The Most Common Retirement Mistake (and How to Fix It)
Are you making these common retirement mistakes? Having a nest egg is important to U.S. workers, and we do our best to stash away funds for our golden years. However, an estimated 46% Americans are missing out on thousands of dollars every year with this major blunder: using a regular savings account instead of investing in a retirement plan. Here’s why using a basic savings account could be catastrophic to your retirement plans, and how to save for retirement the smart way.
A big retirement mistake is using a savings account for your retirement funds?
You can’t invest money that’s sitting in savings.
Once your money enters a savings account, it grows VERY slowly. Interest returns on a savings account, while technically very secure, are extremely small compared to returns from investment-based retirement plans.
Although more cautious savers may be nervous to put their savings into what seems like a volatile market, it’s really not as scary as it seems! Especially for those who are a decade or two from retirement—the risk of investment is reduced over time as you ride out the highs and lows. Avoiding this common retirement mistake can help you long term financially.
Here’s an example: If you use a basic savings account to sock away $300 a month for 40 years, you’ll have about $175,000 in savings assuming a 1% annual return. If you invest $300 a month for 40 years in a 401(k), you’ll be cashing out your 401(k) at about $718,000 (assuming a 7% annual return). Quite a difference, right?

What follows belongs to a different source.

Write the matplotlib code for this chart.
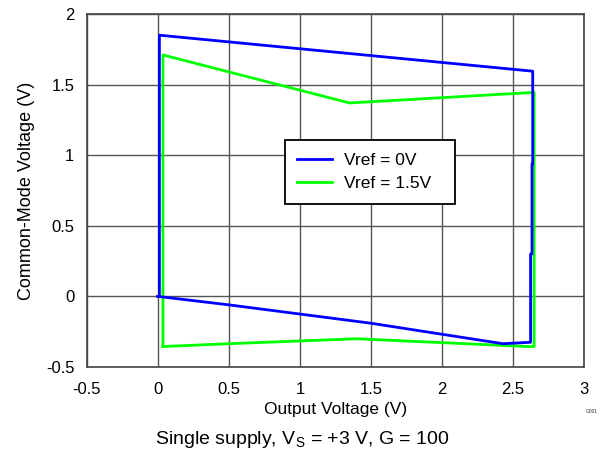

Retirement plans allow for significant tax savings
Savings accounts offer no tax breaks. Retirement plans, on the other hand, give you the opportunity to reduce your tax expenses in a few ways. Here are some examples:
- Tax reductions: Contributions to common retirement plans reduce your taxable income, making tax season far less stressful.
- Tax deferrals: Most contributions are tax-deferred, meaning you won’t pay taxes on them right now. Instead, you’ll be taxed during retirement, when you’re likely to be in a lower tax bracket. Investment gains on a traditional IRA or 401(k) are also tax-deferred.
- Tax- free withdrawals: Some retirement plans, such as Roth IRAs, allow you to withdraw money tax-free.
Is there ever a reason to use a savings account instead of investing?
Absolutely. A savings account allows for easier withdrawals for emergency expenses. Having some cash stashed away will prevent you from one major financial blunder: cashing out your 401(k) to cover unexpected events. Cashing out your 401(k) early comes with hefty penalties and should be avoided.
Is it too late to start investing?
It’s never too late, even if you’ve been using a basic savings account instead of a retirement plan. If retirement is approaching soon, you could move your savings into a high risk/high return investment option. If you have a couple decades to go, you might try an IRA or double down on employer-sponsored 401(k) options. Make sure you’re familiar with your options.
No matter your situation, it’s wise to speak to a trusted financial advisor to help assess your best investment opportunities. The right information could mean the difference between a comfortable retirement or a last-minute-saving-scramble. Best of luck and happy investing!